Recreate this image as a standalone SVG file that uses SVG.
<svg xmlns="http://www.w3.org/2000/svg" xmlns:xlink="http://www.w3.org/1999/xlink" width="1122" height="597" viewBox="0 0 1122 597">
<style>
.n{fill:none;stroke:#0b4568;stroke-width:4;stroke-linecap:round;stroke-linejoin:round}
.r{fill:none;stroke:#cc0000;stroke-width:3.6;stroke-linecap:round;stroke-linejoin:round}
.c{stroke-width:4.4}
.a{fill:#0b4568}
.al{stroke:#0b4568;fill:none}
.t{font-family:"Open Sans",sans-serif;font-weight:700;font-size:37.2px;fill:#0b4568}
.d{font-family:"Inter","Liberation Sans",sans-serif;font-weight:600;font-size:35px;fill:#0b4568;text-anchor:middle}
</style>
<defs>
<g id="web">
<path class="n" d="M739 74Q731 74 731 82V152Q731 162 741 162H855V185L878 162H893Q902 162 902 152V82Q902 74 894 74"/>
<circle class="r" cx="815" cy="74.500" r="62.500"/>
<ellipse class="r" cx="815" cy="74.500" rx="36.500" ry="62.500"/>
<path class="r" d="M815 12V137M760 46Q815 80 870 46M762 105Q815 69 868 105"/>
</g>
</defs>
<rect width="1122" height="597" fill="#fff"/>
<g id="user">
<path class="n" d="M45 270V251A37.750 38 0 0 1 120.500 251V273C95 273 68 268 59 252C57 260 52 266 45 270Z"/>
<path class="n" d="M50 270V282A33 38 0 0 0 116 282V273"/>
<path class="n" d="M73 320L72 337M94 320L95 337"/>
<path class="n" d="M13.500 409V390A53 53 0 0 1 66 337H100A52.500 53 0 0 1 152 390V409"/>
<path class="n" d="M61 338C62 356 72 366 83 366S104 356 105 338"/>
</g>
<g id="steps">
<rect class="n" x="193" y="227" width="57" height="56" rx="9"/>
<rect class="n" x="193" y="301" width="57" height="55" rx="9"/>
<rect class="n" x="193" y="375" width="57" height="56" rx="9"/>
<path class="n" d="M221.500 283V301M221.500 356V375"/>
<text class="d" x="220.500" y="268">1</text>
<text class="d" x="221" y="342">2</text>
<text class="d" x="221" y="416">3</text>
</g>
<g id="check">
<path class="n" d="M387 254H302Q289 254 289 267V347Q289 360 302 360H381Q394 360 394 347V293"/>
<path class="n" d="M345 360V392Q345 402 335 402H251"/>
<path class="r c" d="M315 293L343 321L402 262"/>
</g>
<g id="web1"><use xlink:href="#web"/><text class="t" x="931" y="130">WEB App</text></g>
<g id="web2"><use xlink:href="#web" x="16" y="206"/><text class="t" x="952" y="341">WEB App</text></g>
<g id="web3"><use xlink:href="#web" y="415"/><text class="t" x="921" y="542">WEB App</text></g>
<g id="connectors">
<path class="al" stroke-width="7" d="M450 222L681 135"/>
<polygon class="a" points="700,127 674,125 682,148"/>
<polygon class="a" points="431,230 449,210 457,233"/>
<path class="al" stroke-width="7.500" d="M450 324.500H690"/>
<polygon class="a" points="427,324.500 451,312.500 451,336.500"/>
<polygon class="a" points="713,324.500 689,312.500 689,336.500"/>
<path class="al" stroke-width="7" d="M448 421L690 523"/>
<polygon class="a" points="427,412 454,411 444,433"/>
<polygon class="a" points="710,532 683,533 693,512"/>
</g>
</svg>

---------------

STATED EXERCISE.
Print the material once more, exactly.

WRITTEN RESPONSE.
Recreate this image as a standalone SVG file that uses SVG.
<svg xmlns="http://www.w3.org/2000/svg" xmlns:xlink="http://www.w3.org/1999/xlink" width="1122" height="597" viewBox="0 0 1122 597">
<style>
.n{fill:none;stroke:#0b4568;stroke-width:4;stroke-linecap:round;stroke-linejoin:round}
.r{fill:none;stroke:#cc0000;stroke-width:3.6;stroke-linecap:round;stroke-linejoin:round}
.c{stroke-width:4.4}
.a{fill:#0b4568}
.al{stroke:#0b4568;fill:none}
.t{font-family:"Open Sans",sans-serif;font-weight:700;font-size:37.2px;fill:#0b4568}
.d{font-family:"Inter","Liberation Sans",sans-serif;font-weight:600;font-size:35px;fill:#0b4568;text-anchor:middle}
</style>
<defs>
<g id="web">
<path class="n" d="M739 74Q731 74 731 82V152Q731 162 741 162H855V185L878 162H893Q902 162 902 152V82Q902 74 894 74"/>
<circle class="r" cx="815" cy="74.500" r="62.500"/>
<ellipse class="r" cx="815" cy="74.500" rx="36.500" ry="62.500"/>
<path class="r" d="M815 12V137M760 46Q815 80 870 46M762 105Q815 69 868 105"/>
</g>
</defs>
<rect width="1122" height="597" fill="#fff"/>
<g id="user">
<path class="n" d="M45 270V251A37.750 38 0 0 1 120.500 251V273C95 273 68 268 59 252C57 260 52 266 45 270Z"/>
<path class="n" d="M50 270V282A33 38 0 0 0 116 282V273"/>
<path class="n" d="M73 320L72 337M94 320L95 337"/>
<path class="n" d="M13.500 409V390A53 53 0 0 1 66 337H100A52.500 53 0 0 1 152 390V409"/>
<path class="n" d="M61 338C62 356 72 366 83 366S104 356 105 338"/>
</g>
<g id="steps">
<rect class="n" x="193" y="227" width="57" height="56" rx="9"/>
<rect class="n" x="193" y="301" width="57" height="55" rx="9"/>
<rect class="n" x="193" y="375" width="57" height="56" rx="9"/>
<path class="n" d="M221.500 283V301M221.500 356V375"/>
<text class="d" x="220.500" y="268">1</text>
<text class="d" x="221" y="342">2</text>
<text class="d" x="221" y="416">3</text>
</g>
<g id="check">
<path class="n" d="M387 254H302Q289 254 289 267V347Q289 360 302 360H381Q394 360 394 347V293"/>
<path class="n" d="M345 360V392Q345 402 335 402H251"/>
<path class="r c" d="M315 293L343 321L402 262"/>
</g>
<g id="web1"><use xlink:href="#web"/><text class="t" x="931" y="130">WEB App</text></g>
<g id="web2"><use xlink:href="#web" x="16" y="206"/><text class="t" x="952" y="341">WEB App</text></g>
<g id="web3"><use xlink:href="#web" y="415"/><text class="t" x="921" y="542">WEB App</text></g>
<g id="connectors">
<path class="al" stroke-width="7" d="M450 222L681 135"/>
<polygon class="a" points="700,127 674,125 682,148"/>
<polygon class="a" points="431,230 449,210 457,233"/>
<path class="al" stroke-width="7.500" d="M450 324.500H690"/>
<polygon class="a" points="427,324.500 451,312.500 451,336.500"/>
<polygon class="a" points="713,324.500 689,312.500 689,336.500"/>
<path class="al" stroke-width="7" d="M448 421L690 523"/>
<polygon class="a" points="427,412 454,411 444,433"/>
<polygon class="a" points="710,532 683,533 693,512"/>
</g>
</svg>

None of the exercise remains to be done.